(Rows from a dataset of charts and code)
## Start
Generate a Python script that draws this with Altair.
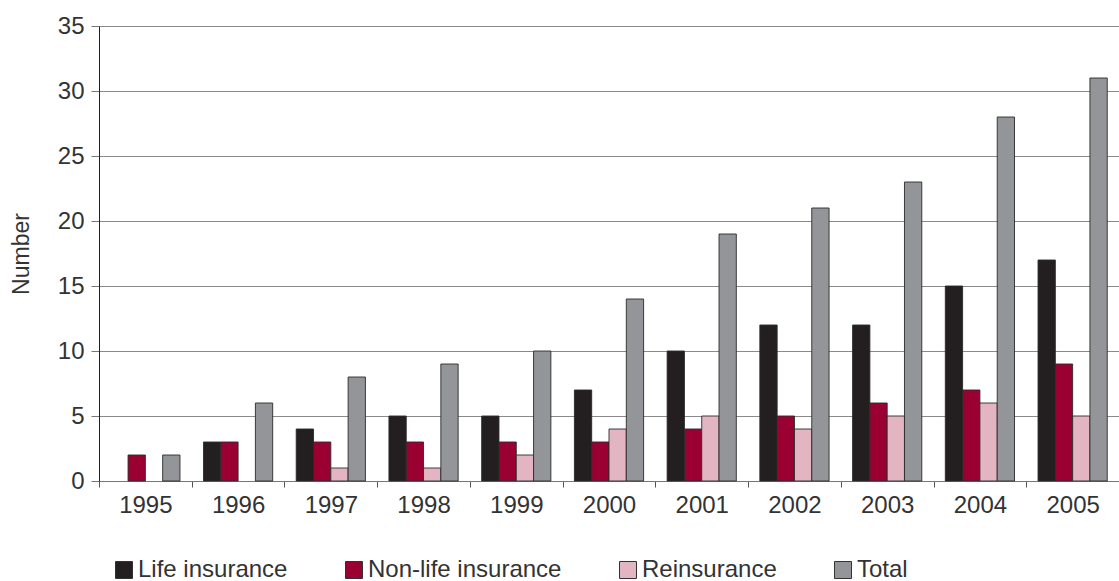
import altair as alt
import pandas as pd

years = ["1995", "1996", "1997", "1998", "1999", "2000", "2001", "2002", "2003", "2004", "2005"]
life = [0, 3, 4, 5, 5, 7, 10, 12, 12, 15, 17]
nonlife = [2, 3, 3, 3, 3, 3, 4, 5, 6, 7, 9]
reins = [0, 0, 1, 1, 2, 4, 5, 4, 5, 6, 5]
total = [2, 6, 8, 9, 10, 14, 19, 21, 23, 28, 31]

series = ["Life insurance", "Non-life insurance", "Reinsurance", "Total"]
colors = ["#231f20", "#9b0033", "#e3b5c3", "#939598"]

rows = []
for name, vals in zip(series, [life, nonlife, reins, total]):
    for y, v in zip(years, vals):
        rows.append({"Year": y, "Series": name, "Value": v})
df = pd.DataFrame(rows)
df = df[df["Value"] > 0]

font = "Liberation Sans"

chart = alt.Chart(df).mark_bar(stroke="#2a2a2a", strokeWidth=0.9).encode(
    x=alt.X("Year:N", sort=years, title=None,
            scale=alt.Scale(domain=years, paddingInner=0, paddingOuter=0),
            axis=alt.Axis(labelAngle=0, tickBand="extent", tickSize=6, tickColor="#555555",
                          domainColor="#777777", labelFontSize=24, labelColor="#333333",
                          labelFont=font, labelPadding=6, grid=False)),
    xOffset=alt.XOffset("Series:N", sort=series,
                        scale=alt.Scale(domain=series, paddingInner=0, paddingOuter=0.68)),
    y=alt.Y("Value:Q", title="Number",
            scale=alt.Scale(domain=[0, 35], nice=False),
            axis=alt.Axis(values=[0, 5, 10, 15, 20, 25, 30, 35], tickSize=8, tickColor="#777777",
                          domainColor="#231f20", gridColor="#8a8a8a", gridWidth=1,
                          labelFontSize=24, labelColor="#333333", labelFont=font,
                          labelPadding=7, titleFontSize=23, titleFontWeight="normal",
                          titleColor="#333333", titleFont=font, titlePadding=24)),
    color=alt.Color("Series:N", sort=series,
                    scale=alt.Scale(domain=series, range=colors),
                    legend=alt.Legend(title=None, orient="none", legendX=13, legendY=532,
                                      direction="horizontal", symbolType="square",
                                      symbolSize=289, symbolStrokeColor="#333333",
                                      symbolStrokeWidth=1, labelFontSize=24,
                                      labelColor="#333333", labelFont=font, labelLimit=400,
                                      columnPadding=54, labelOffset=2)),
).properties(
    width=1020,
    height=455,
    padding={"left": 99, "top": 26, "right": 0, "bottom": 100},
    autosize=alt.AutoSizeParams(type="none"),
).configure_view(stroke=None).configure(background="white")

chart.save("out.html", embed_options={"renderer": "svg", "actions": False})
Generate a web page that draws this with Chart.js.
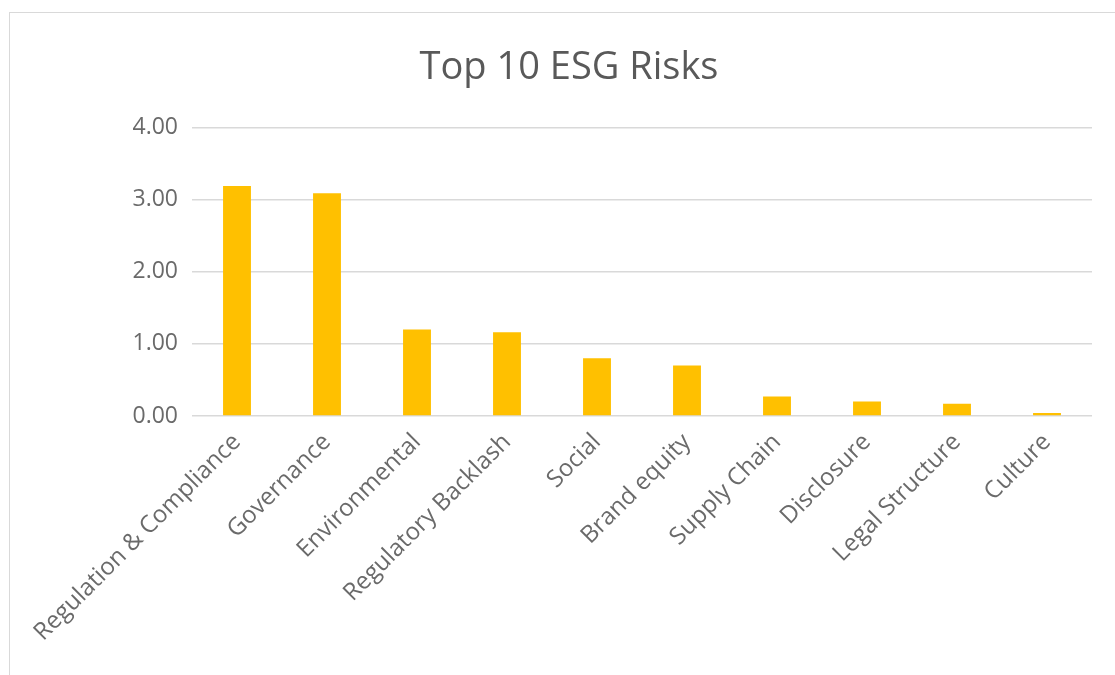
<!DOCTYPE html>
<html>
<head>
<meta charset="utf-8">
<script src="https://cdn.jsdelivr.net/npm/chart.js@4"></script>
<style>
  html, body { margin: 0; padding: 0; background: #fff; }
  #box {
    position: absolute;
    left: 9px;
    top: 12px;
    width: 1106px;
    height: 663px;
    border-left: 1px solid #d9d9d9;
    border-top: 1px solid #d9d9d9;
  }
</style>
</head>
<body>
<div id="box"><canvas id="grafico"></canvas></div>
<script>
const categorias = [
  "Regulation & Compliance",
  "Governance",
  "Environmental",
  "Regulatory Backlash",
  "Social",
  "Brand equity",
  "Supply Chain",
  "Disclosure",
  "Legal Structure",
  "Culture",
];
const valores = [3.19, 3.09, 1.2, 1.16, 0.8, 0.7, 0.27, 0.2, 0.17, 0.04];
const ticksY = [0, 1, 2, 3, 4];

const ctx = document.getElementById("grafico").getContext("2d");
const fuente = "'Open Sans', sans-serif";

let myChart = new Chart(ctx, {
  type: "bar",
  data: {
    labels: categorias,
    datasets: [
      {
        label: "Top 10 ESG Risks",
        data: valores,
        backgroundColor: "#FFC000",
        borderWidth: 0,
        barPercentage: 0.31,
        categoryPercentage: 1,
      },
    ],
  },
  options: {
    responsive: true,
    maintainAspectRatio: false,
    animation: false,
    layout: { padding: { left: 36, right: 24, top: 0, bottom: 0 } },
    plugins: {
      legend: { display: false },
      tooltip: { enabled: false },
      title: {
        display: true,
        text: "Top 10 ESG Risks",
        color: "#595959",
        font: { family: fuente, size: 38, weight: "normal" },
        padding: { top: 32, bottom: 37 },
      },
    },
    scales: {
      x: {
        grid: { display: false, drawTicks: false },
        border: { display: false },
        ticks: {
          color: "#6a6a6a",
          font: { family: fuente, size: 24 },
          minRotation: 45,
          maxRotation: 45,
          padding: 12,
          autoSkip: false,
        },
        afterFit: (scale) => {
          scale.height = 260;
        },
      },
      y: {
        min: 0,
        max: 4,
        afterBuildTicks: (scale) => {
          scale.ticks = ticksY.map((v) => ({ value: v }));
        },
        grid: { color: "#d9d9d9", lineWidth: 1.5, drawTicks: false },
        border: { display: false },
        ticks: {
          color: "#6a6a6a",
          font: { family: fuente, size: 23 },
          padding: 14,
          callback: (v) => v.toFixed(2),
        },
        afterFit: (scale) => {
          scale.width = 146;
        },
      },
    },
  },
});
</script>
</body>
</html>
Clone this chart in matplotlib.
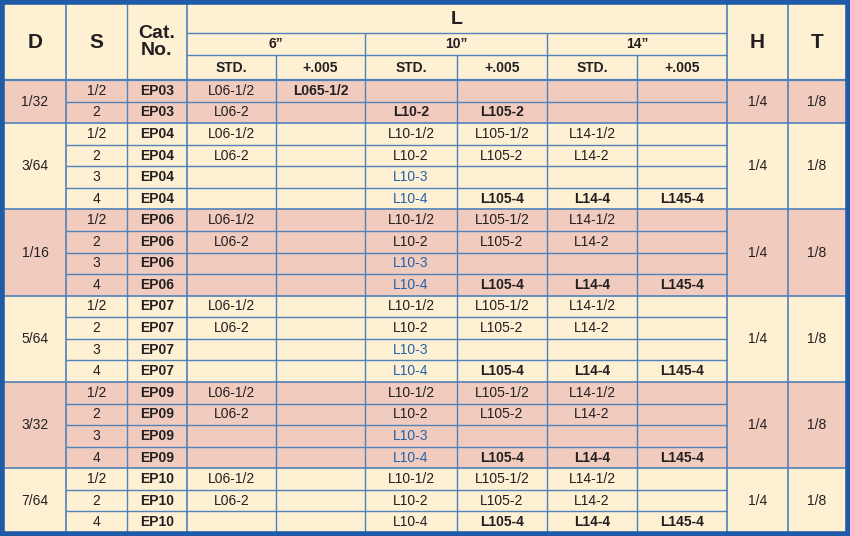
import matplotlib.pyplot as plt
from matplotlib.patches import Rectangle

plt.rcParams['font.family'] = ['Liberation Sans Narrow', 'Liberation Sans', 'DejaVu Sans']

# '*' prefix = bold text, '~' prefix = blue text
d_values = ["1/32", "3/64", "1/16", "5/64", "3/32", "7/64"]
h_values = ["1/4"] * 6
t_values = ["1/8"] * 6
groups = [
    [["1/2", "EP03", "L06-1/2", "*L065-1/2", "", "", "", ""],
     ["2", "EP03", "L06-2", "", "*L10-2", "*L105-2", "", ""]],
    [["1/2", "EP04", "L06-1/2", "", "L10-1/2", "L105-1/2", "L14-1/2", ""],
     ["2", "EP04", "L06-2", "", "L10-2", "L105-2", "L14-2", ""],
     ["3", "EP04", "", "", "~L10-3", "", "", ""],
     ["4", "EP04", "", "", "~L10-4", "*L105-4", "*L14-4", "*L145-4"]],
    [["1/2", "EP06", "L06-1/2", "", "L10-1/2", "L105-1/2", "L14-1/2", ""],
     ["2", "EP06", "L06-2", "", "L10-2", "L105-2", "L14-2", ""],
     ["3", "EP06", "", "", "~L10-3", "", "", ""],
     ["4", "EP06", "", "", "~L10-4", "*L105-4", "*L14-4", "*L145-4"]],
    [["1/2", "EP07", "L06-1/2", "", "L10-1/2", "L105-1/2", "L14-1/2", ""],
     ["2", "EP07", "L06-2", "", "L10-2", "L105-2", "L14-2", ""],
     ["3", "EP07", "", "", "~L10-3", "", "", ""],
     ["4", "EP07", "", "", "~L10-4", "*L105-4", "*L14-4", "*L145-4"]],
    [["1/2", "EP09", "L06-1/2", "", "L10-1/2", "L105-1/2", "L14-1/2", ""],
     ["2", "EP09", "L06-2", "", "L10-2", "L105-2", "L14-2", ""],
     ["3", "EP09", "", "", "~L10-3", "", "", ""],
     ["4", "EP09", "", "", "~L10-4", "*L105-4", "*L14-4", "*L145-4"]],
    [["1/2", "EP10", "L06-1/2", "", "L10-1/2", "L105-1/2", "L14-1/2", ""],
     ["2", "EP10", "L06-2", "", "L10-2", "L105-2", "L14-2", ""],
     ["4", "EP10", "", "", "L10-4", "*L105-4", "*L14-4", "*L145-4"]],
]
lengths = ['6\u201d', '10\u201d', '14\u201d']
sub_heads = ["STD.", "+.005"]

xs = [4, 66, 127, 187, 276, 365, 457, 547, 637, 727, 788, 846]
cream, pink = '#FEF0D3', '#F1CCBE'
line_c, border_c = '#4F81BA', '#1F5BA6'
txt = '#231F20'
blue_txt = '#2162AE'

fig = plt.figure(figsize=(8.5, 5.36), dpi=100)
ax = fig.add_axes([0, 0, 1, 1])
ax.set_xlim(0, 850)
ax.set_ylim(536, 0)
ax.axis('off')

def cx(i, j=None):
    j = i + 1 if j is None else j
    return (xs[i] + xs[j]) / 2

def line(x0, x1, y0, y1, lw=1.0, c=line_c):
    ax.plot([x0, x1], [y0, y1], color=c, lw=lw, solid_capstyle='butt')

ax.add_patch(Rectangle((0, 0), 850, 536, color=cream, zorder=0))

top, y1, y2, head_bot = 4, 33, 55, 80
n_rows = sum(len(g) for g in groups)
rh = (533 - head_bot) / n_rows

# header text
ax.text(cx(0), (top + head_bot) / 2, "D", ha='center', va='center', fontsize=15, weight='bold', color=txt)
ax.text(cx(1), (top + head_bot) / 2, "S", ha='center', va='center', fontsize=15, weight='bold', color=txt)
ax.text(cx(2), (top + head_bot) / 2, "Cat.\nNo.", ha='center', va='center', fontsize=14, weight='bold', color=txt, linespacing=1.0)
ax.text(cx(3, 9), (top + y1) / 2 + 1, "L", ha='center', va='center', fontsize=14, weight='bold', color=txt)
ax.text(cx(9), (top + head_bot) / 2, "H", ha='center', va='center', fontsize=15, weight='bold', color=txt)
ax.text(cx(10), (top + head_bot) / 2, "T", ha='center', va='center', fontsize=15, weight='bold', color=txt)
for k, lab in enumerate(lengths):
    ax.text(cx(3 + 2 * k, 5 + 2 * k), (y1 + y2) / 2, lab, ha='center', va='center', fontsize=10, weight='bold', color=txt)
    for m, sh in enumerate(sub_heads):
        ax.text(cx(3 + 2 * k + m), (y2 + head_bot) / 2, sh, ha='center', va='center', fontsize=10, weight='bold', color=txt)

line(xs[3], xs[9], y1, y1)
line(xs[3], xs[9], y2, y2)
for k in range(3):
    line(xs[4 + 2 * k], xs[4 + 2 * k], y2, head_bot)
for k in range(1, 3):
    line(xs[3 + 2 * k], xs[3 + 2 * k], y1, head_bot)

y = head_bot
for gi, g in enumerate(groups):
    gh = rh * len(g)
    ax.add_patch(Rectangle((0, y), 850, gh, color=pink if gi % 2 == 0 else cream, zorder=0))
    ax.text(cx(0), y + gh / 2, d_values[gi], ha='center', va='center', fontsize=10, color=txt)
    ax.text(cx(9), y + gh / 2, h_values[gi], ha='center', va='center', fontsize=10, color=txt)
    ax.text(cx(10), y + gh / 2, t_values[gi], ha='center', va='center', fontsize=10, color=txt)
    for ri, row in enumerate(g):
        yc = y + rh * (ri + 0.5)
        for ci, val in enumerate(row):
            if not val:
                continue
            weight, color = 'normal', txt
            if val.startswith('*'):
                val, weight = val[1:], 'bold'
            elif val.startswith('~'):
                val, color = val[1:], blue_txt
            if ci == 1:
                weight = 'bold'
            ax.text(cx(ci + 1), yc, val, ha='center', va='center', fontsize=10, weight=weight, color=color)
        if ri > 0:
            line(xs[1], xs[9], y + rh * ri, y + rh * ri)
    line(0, 850, y, y, lw=1.6 if gi == 0 else 1.2)
    y += gh

for i in range(1, 11):
    y_start = head_bot if 3 < i < 9 and i not in () else top
    if i in (4, 5, 6, 7, 8):
        y_start = head_bot
    line(xs[i], xs[i], y_start, 536, lw=1.2 if i in (1, 3, 9, 10) else 1.0)

# outer border
ax.add_patch(Rectangle((2, 2), 846, 532, fill=False, edgecolor=border_c, lw=4, zorder=5))

fig.savefig('out.png', dpi=100)
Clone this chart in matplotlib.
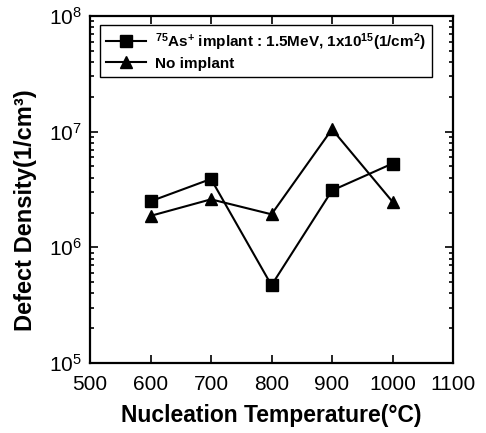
## End
* [What you will do]: Gather each line of the listing that holds the string "this".

* [Result]:
Generate a Python script that draws this with Altair.
Generate a web page that draws this with Chart.js.
Clone this chart in matplotlib.
Clone this chart in matplotlib.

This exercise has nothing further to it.